Last call for Hillary?

"She loves to sit, throw 'em back. So to me this is nothin' new. We all hear about the story that she and John McCain actually had a shot contest, I think in the Ukraine or somewhere around the world. And she actually beat John McCain in a shot contest. She's a girl from Illinois who likes to throw 'em down with the rest of us."
-- Clinton advisor Terry McAuliffe, speaking on MSNBC earlier today.

Hillary Clinton may be putting those skills to use as I write this -- because she's had a long night. The results from North Carolina and Indiana aren't final yet, and there's a slim outside chance that late results from Gary, Ind., will give Barack Obama a two-fer. But even if she hangs on by her fingernails there, tonight definitely amounted to a last call for Hillary Clinton.
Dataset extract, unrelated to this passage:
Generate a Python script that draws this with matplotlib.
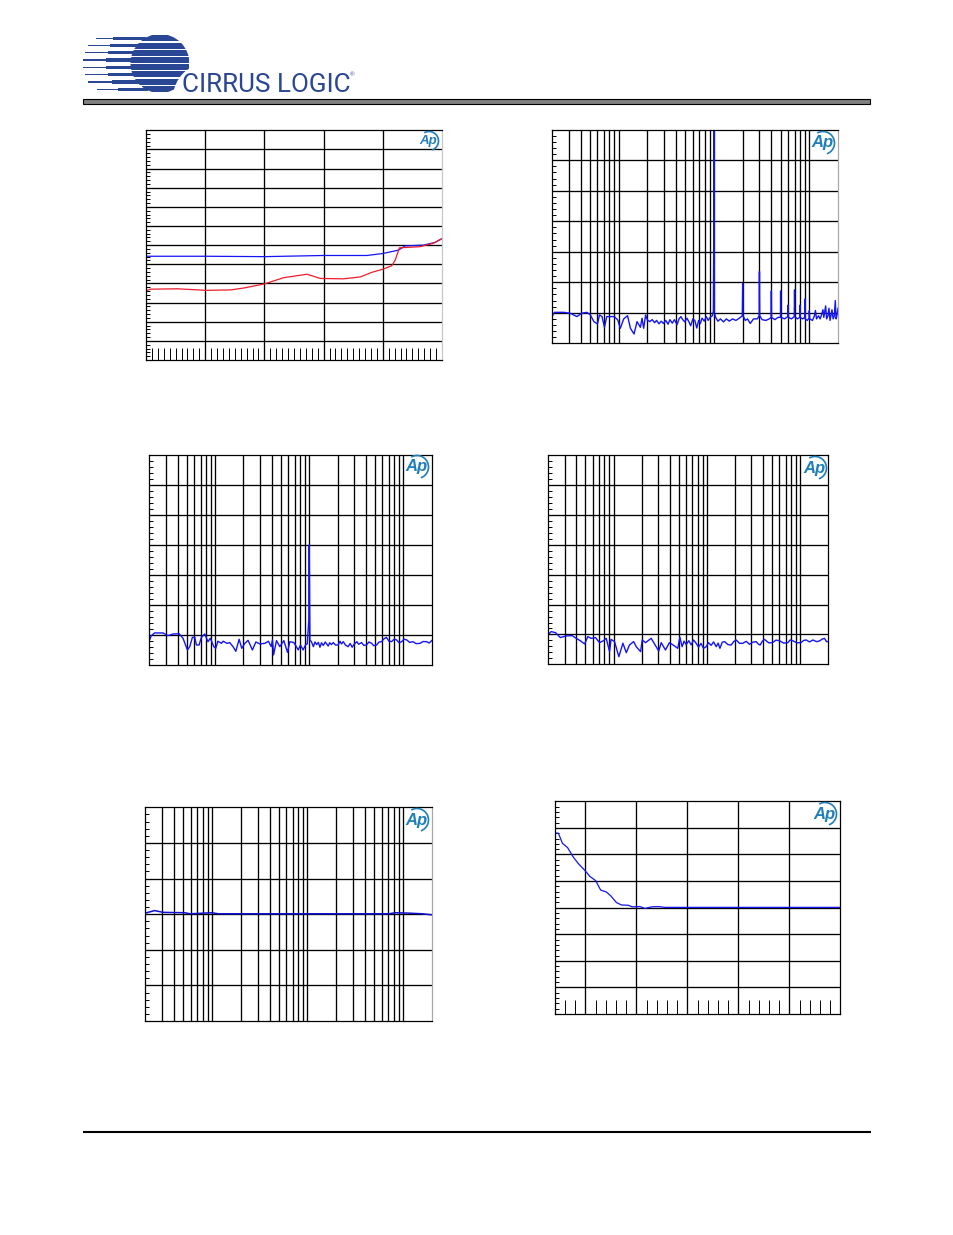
import matplotlib
matplotlib.use("Agg")
import matplotlib.pyplot as plt
from matplotlib.patches import Arc, Circle, Rectangle

W, H = 954, 1235
BLUE = "#1414f5"
RED = "#f01c2c"
LOGO_BLUE = "#2a4795"
AP_BLUE = "#1f7fb8"

# THD+N vs level
level_blue_x = [-100, -79.8, -59.9, -40, -25.4, -20.1, -14.7, -12.5, -6.3, -2.4, 0]
level_blue_y = [-82.9, -82.9, -83.0, -82.7, -82.7, -82.2, -81.3, -80.2, -80.0, -79.3, -78.3]
level_red_x = [-100, -98.4, -89.4, -79.8, -71.5, -67, -59.9, -53.5, -45.6, -41.1,
               -33.3, -27.6, -23.7, -20.1, -17, -15.8, -14.4, -7.4, -2.9, 0]
level_red_y = [-91.9, -91.5, -91.4, -91.8, -91.7, -91.2, -90.1, -88.5, -87.6, -88.7,
               -88.8, -88.3, -87.1, -86.3, -85.4, -83.9, -80.7, -80.4, -79.5, -78.3]

# FFT at 0 dB input
fft0_f = [20, 21.2, 26.5, 31, 36.5, 41, 46.5, 50.5, 55, 60, 63, 67, 71, 75, 82, 90, 98, 104,
          113, 124, 133, 145, 156, 169, 176, 183, 192, 200, 212, 225, 238, 250, 265, 280,
          295, 312, 330, 345, 365, 385, 410, 430, 450, 470, 495, 520, 545, 570, 600, 630,
          660, 690, 720, 750, 790, 830, 870, 910, 960, 985, 995, 1000, 1005, 1010, 1040, 1100, 1170,
          1260, 1350, 1450, 1560, 1700, 1850, 1980, 2000, 2020, 2130, 2250, 2400, 2600,
          2850, 2980, 3000, 3020, 3200, 3500, 3800, 3980, 4000, 4020, 4350, 4700, 4980,
          5000, 5020, 5500, 5950, 6000, 6050, 6500, 6950, 7000, 7050, 7500, 7950, 8000,
          8050, 8500, 8950, 9000, 9050, 9500, 9950, 10000, 10100, 10800, 11300, 11600,
          11900, 12500, 13000, 13500, 13900, 14200, 14840, 15200, 15700, 16080, 16500,
          17290, 17800, 18300, 18730, 19100, 19600, 20000]
fft0_db = [-122.5, -119.7, -119.7, -120.3, -122.5, -120.3, -119.7, -121.4, -125.8, -127.3,
           -121.4, -122.5, -129.5, -122.5, -122.5, -122.5, -124.7, -130.2, -124, -121.9,
           -130.2, -133.9, -125.8, -129.5, -123.6, -130.2, -121.4, -124.7, -125.8, -124.5,
           -126.5, -125, -127.2, -125.5, -127, -125, -127.5, -124.5, -126.8, -124.5, -127.8,
           -124, -122.5, -124.5, -126, -123.5, -125.8, -128.5, -124, -125, -130, -125, -127,
           -123.5, -125.5, -122.5, -125, -123, -122, -119, -70, 0, -70, -120, -123, -125.5, -124, -126,
           -124, -125.5, -124, -125, -123.5, -122, -100.7, -122, -125, -124, -127, -124,
           -124, -122, -93, -122, -124.5, -125, -124, -123, -105.7, -123, -124.5, -123,
           -123, -105.7, -123, -124, -122.5, -115, -123, -124, -122.5, -105, -122.5, -124,
           -123, -115, -123, -124, -123, -111, -124, -125, -123.5, -118.6, -124, -125, -122,
           -118.5, -124, -122, -124, -121, -118, -123, -115.5, -124, -122, -117, -125, -118,
           -124, -122, -112, -124, -121, -117]

# FFT at -60 dB input
fft60_f = [20, 21, 22.8, 28, 31.6, 35.7, 41.4, 45.6, 50.8, 53.8, 57.4, 60.8, 63.3, 67.6, 71.5,
           77.6, 84, 89, 96.8, 101.6, 107, 116.8, 121.6, 134, 143, 155, 166, 180, 192, 207,
           224, 249, 271, 299, 337, 369, 394, 407, 418, 449, 487, 537, 588, 622, 687, 764,
           808, 862, 913, 952, 990, 1000, 1010, 1017,
           1055, 1107, 1150, 1200, 1250, 1300, 1350, 1410, 1480, 1590, 1650, 1720, 1800, 1900,
           2030, 2120, 2200, 2300, 2420, 2590, 2720, 2860, 3000, 3200, 3350, 3600, 3800, 4060,
           4300, 4600, 4850, 5200, 5500, 5870, 6200, 6600, 7000, 7500, 8000, 8500, 9000, 9600,
           10200, 10900, 11700, 12600, 13700, 15000, 16200, 17700, 18800, 20000]
fft60_db = [-123.6, -120.3, -118.5, -118.5, -120.3, -119.2, -119, -122, -129.8, -127.6, -121.4,
            -121.4, -126.5, -126.5, -121.4, -119.2, -124.3, -122, -127.6, -128.7, -124, -125.4,
            -124, -125.4, -124.9, -127.6, -130.7, -122.7, -128.7, -125.4, -123.4, -129.8,
            -124.5, -125.8, -125.4, -124, -127.6, -123.2, -133.1, -123.6, -127.6, -123.6,
            -131.4, -124.3, -124.9, -129.8, -126.5, -129.8, -126.5, -125.8, -110, -60, -100,
            -123.2,
            -124.3, -127.6, -124.5, -126.2, -124.8, -128, -125, -126.8, -124.5, -127.2, -125,
            -126.2, -124.9, -126.5, -126.5, -124, -125.8, -124.3, -126.5, -127.6, -125.5, -128,
            -126, -124.3, -126, -124.9, -126.8, -126.5, -124.5, -125.4, -127, -126.5, -124.6,
            -124.3, -122.5, -121.4, -123.8, -124.3, -122.5, -123.2, -125, -124.3, -122.6,
            -123.2, -124.8, -124.3, -125.6, -125.4, -124.2, -124.3, -125.2, -123.6]

# FFT with no input
fftn_f = [20, 21.5, 23.9, 26.9, 31, 36, 39.8, 44, 49, 53, 57.6, 64, 70.8, 78, 83.5, 90.6, 94,
          102.5, 114, 126, 137, 148, 164, 175, 195, 203, 220, 253, 286, 305, 324, 360, 397,
          450, 487, 514, 543,
          570, 600, 640, 679, 720, 767, 815, 866, 920, 982, 1040, 1110, 1180, 1260, 1320, 1380,
          1460, 1550, 1680, 1820, 1940, 2060, 2240, 2430, 2640, 2860, 3100, 3370, 3550, 3720,
          3920, 4140, 4600, 5060, 5500, 5990, 6650, 7370, 7800, 8300, 9200, 10200, 10900, 11600,
          12600, 13700, 14900, 16100, 17100, 18200, 19100, 20000]
fftn_db = [-119.9, -118.1, -118.8, -122.1, -121, -120.8, -122.6, -124.2, -126.4, -121.5, -122.6,
           -122.1, -125.5, -124.2, -122.6, -131.5, -123.3, -124.8, -134.9, -125.9, -132.2,
           -127.1, -124.8, -128.2, -131.5, -123.7, -125.5, -122.6, -128.2, -131.1, -125.5,
           -130.4, -125.5, -127.7, -129.3, -121.9, -128.2,
           -124.5, -126.8, -124.2, -127, -123.7, -125.9, -128.5, -126, -129.3, -128.2, -125.5,
           -127.3, -125, -128.2, -125.8, -129.3, -125.2, -124.8, -126.8, -127.1, -124.8, -123.7,
           -126, -125.9, -124.6, -126.6, -125.2, -124.8, -126.4, -127.1, -124.6, -123.3, -125.6,
           -125.5, -123.8, -124.2, -125.8, -125.5, -123.7, -124.2, -125.6, -125.5, -124, -123.7,
           -125, -123.7, -124.8, -124.4, -123.2, -122.6, -124.8, -124.8]

# frequency response
resp_f = [20, 25, 30.8, 52, 59, 100, 116, 7100, 8300, 11200, 16000, 20000]
resp_db = [0.003, 0.010, 0.005, 0.004, 0.001, 0.004, 0.001, 0.001, 0.004, 0.003, 0.001, -0.002]

# stopband / settling trace
settle_x = [0.41, 0.47, 0.55, 0.65, 0.76, 0.86, 1, 1.09, 1.2, 1.3, 1.41, 1.5, 1.61, 1.71, 1.84,
            1.92, 2.07, 2.17, 2.3, 2.43, 2.56, 6]
settle_y = [2.81, 2.8, 2.42, 2.26, 1.91, 1.66, 1.38, 1.17, 1.02, 0.66, 0.59, 0.44, 0.19, 0.1,
            0.09, 0.03, 0.04, -0.03, 0.03, 0.04, 0.01, 0.01]

log_grid = [30, 40, 50, 60, 70, 80, 90, 100, 200, 300, 400, 500, 600, 700, 800, 900, 1000,
            2000, 3000, 4000, 5000, 6000, 7000, 8000, 9000, 10000]


def panel(fig, left, top, right, bottom):
    ax = fig.add_axes([left / W, 1 - bottom / H, (right - left) / W, (bottom - top) / H])
    ax.set_axisbelow(True)
    for s in ax.spines.values():
        s.set_linewidth(0.9)
    ax.grid(True, which="major", color="black", lw=0.95)
    ax.tick_params(which="major", length=0, labelbottom=False, labelleft=False)
    ax.tick_params(which="minor", direction="in", length=2.6, width=0.7,
                   labelbottom=False, labelleft=False)
    return ax


def y_axis(ax, low, high, step, minor):
    ax.set_ylim(low, high)
    n = round((high - low) / step)
    ax.set_yticks([low + i * step for i in range(1, n)])
    m = round((high - low) / minor)
    ax.set_yticks([low + i * minor for i in range(1, m) if i * minor % step > 1e-6
                   and step - i * minor % step > 1e-6], minor=True)


def log_axis(ax):
    ax.set_xscale("log")
    ax.set_xlim(20, 20000)
    ax.set_xticks(log_grid)
    ax.set_xticks([], minor=True)


def ap_logo(page, x, y, size, r):
    page.text(x - 1, y, "Ap", color=AP_BLUE, fontsize=size, style="italic", weight="bold",
              family="Liberation Sans", ha="center", va="center")
    page.add_patch(Arc((x, y), 2 * r, 2 * r, theta1=-120, theta2=70, color=AP_BLUE, lw=1.2))


def cirrus_logo(page):
    cx, cy, r = 160, 63.5, 29.5
    rows = [38.3, 45.7, 52.7, 60, 67.3, 74.3, 82, 89.3]
    starts = [96, 88, 85, 83, 83, 85, 88, 97]
    thick = [140, 132, 129, 128, 128, 129, 134, 142]
    mids = [113, 110, 108, 106, 106, 108, 112, 118]
    disc = Circle((cx, cy), r, transform=page.transData)
    for y, x0, x1, x2 in zip(rows, starts, mids, thick):
        page.add_patch(Rectangle((x0, y - 0.7), x1 - x0, 1.4, fc=LOGO_BLUE, ec="none"))
        page.add_patch(Rectangle((x1, y - 1.7), x2 - x1 + 6, 3.4, fc=LOGO_BLUE, ec="none"))
        bar = Rectangle((x2, y - 3.1), cx + r - x2, 6.2, fc=LOGO_BLUE, ec="none")
        page.add_patch(bar)
        bar.set_clip_path(disc)
    wedge = Circle((208, 98), 35, fc="white", ec="none")
    page.add_patch(wedge)
    wedge.set_clip_path(Rectangle((170, 60), 60, 38, transform=page.transData))
    page.text(182.5, 91.5, "CIRRUS LOGIC", color=LOGO_BLUE, fontsize=18.7, family="Roboto",
              ha="left", va="baseline")
    page.text(350, 75, "®", color=LOGO_BLUE, fontsize=4.5, family="Liberation Sans",
              ha="left", va="center")


def main():
    fig = plt.figure(figsize=(W / 100, H / 100), dpi=100)

    # THD+N vs level
    ax = panel(fig, 146, 130.3, 442, 360)
    ax.set_xlim(-100, 0)
    ax.set_xticks([-80, -60, -40, -20])
    ax.set_xticks([-100 + 2 * i for i in range(1, 50) if i % 10 != 0], minor=True)
    y_axis(ax, -110, -50, 5, 1)
    ax.tick_params(axis="x", which="minor", length=8.6)
    ax.plot(level_blue_x, level_blue_y, color=BLUE, lw=0.9)
    ax.plot(level_red_x, level_red_y, color=RED, lw=0.9)
    ax.spines["right"].set_color("#c8c8c8")

    # FFT 0 dB with harmonics
    ax = panel(fig, 552, 129.7, 838, 343.3)
    log_axis(ax)
    y_axis(ax, -140, 0, 20, 4)
    ax.plot(fft0_f, fft0_db, color=BLUE, lw=1.0)
    ax.spines["right"].set_color("#a8a8a8")

    # FFT -60 dB
    ax = panel(fig, 149.3, 454.7, 431.7, 665.3)
    log_axis(ax)
    y_axis(ax, -140, 0, 20, 4)
    ax.plot(fft60_f, fft60_db, color=BLUE, lw=1.0)

    # FFT no input
    ax = panel(fig, 548.3, 455.3, 828.3, 664.3)
    log_axis(ax)
    y_axis(ax, -140, 0, 20, 4)
    ax.plot(fftn_f, fftn_db, color=BLUE, lw=1.0)

    # frequency response
    ax = panel(fig, 145.3, 807.3, 431.7, 1021)
    log_axis(ax)
    y_axis(ax, -0.3, 0.3, 0.1, 0.02)
    ax.plot(resp_f, resp_db, color="#1010d0", lw=1.1)
    ax.spines["right"].set_color("#a8a8a8")

    # settling trace
    ax = panel(fig, 555.3, 801.3, 840.3, 1014)
    ax.set_xlim(0.41, 6)
    ax.set_xticks([1, 2, 3, 4, 5])
    ax.set_xticks([0.6 + 0.2 * i for i in range(27) if (i + 3) % 5 != 0], minor=True)
    y_axis(ax, -4, 4, 1, 0.2)
    ax.tick_params(axis="x", which="minor", length=10)
    ax.plot(settle_x, settle_y, color=BLUE, lw=0.9)

    page = fig.add_axes([0, 0, 1, 1], zorder=5)
    page.set_xlim(0, W)
    page.set_ylim(H, 0)
    page.axis("off")
    page.patch.set_visible(False)

    cirrus_logo(page)
    page.add_patch(Rectangle((83.5, 99), 787, 4.5, fc="#808080", ec="black", lw=0.8))
    page.plot([83, 871], [1132, 1132], color="black", lw=1.5, solid_capstyle="butt")

    ap_logo(page, 429, 141, 9.5, 9.5)
    ap_logo(page, 823, 143, 12, 11.5)
    ap_logo(page, 417, 467, 12, 11.5)
    ap_logo(page, 815, 468, 12, 11.5)
    ap_logo(page, 417, 820, 12, 11.5)
    ap_logo(page, 825, 814, 12, 11.5)

    fig.savefig("out.png", dpi=100)


if __name__ == "__main__":
    main()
They haven't herded her out the door and into the dark political night just yet, but it's getting past time for the bartender to call the cab company.

She can't win -- not in pledged delegates for sure and probably not in popular votes, not with a 14-point loss in the Tarheel State. The pundits, for what it's worth, are on that bandwagon, and the candidates seem to realize that as well. There was a noticable change of tone in the candidate's speeches -- more conciliatory, more looking ahead to November. The only question is whether she sticks around for expected wins in Appalachia, or whether the party elders pull a Barry Goldwater (who told Richard Nixon to resign in 1974) and ask to her get out sooner rather than later.

What changed things? It may take a few days to sort out, but I have to agree with those who say that Clinton may have made a huge blunder in pushing the gas tax "holiday," that maybe P.T. Barnum really was wrong about underestimating the American public. Not only did some voters likely agree wigth Obama was that it was a shameless ploy. but it may have succeeded in doing what Obama himself had not been able to do, and take the Rev. Jeremiah Wright off the front page.

Well, Chris Matthews just started singing about Gary, Indiana on MSNBC, which means it's probably time for me to go home. Hillary ought to be right behind me.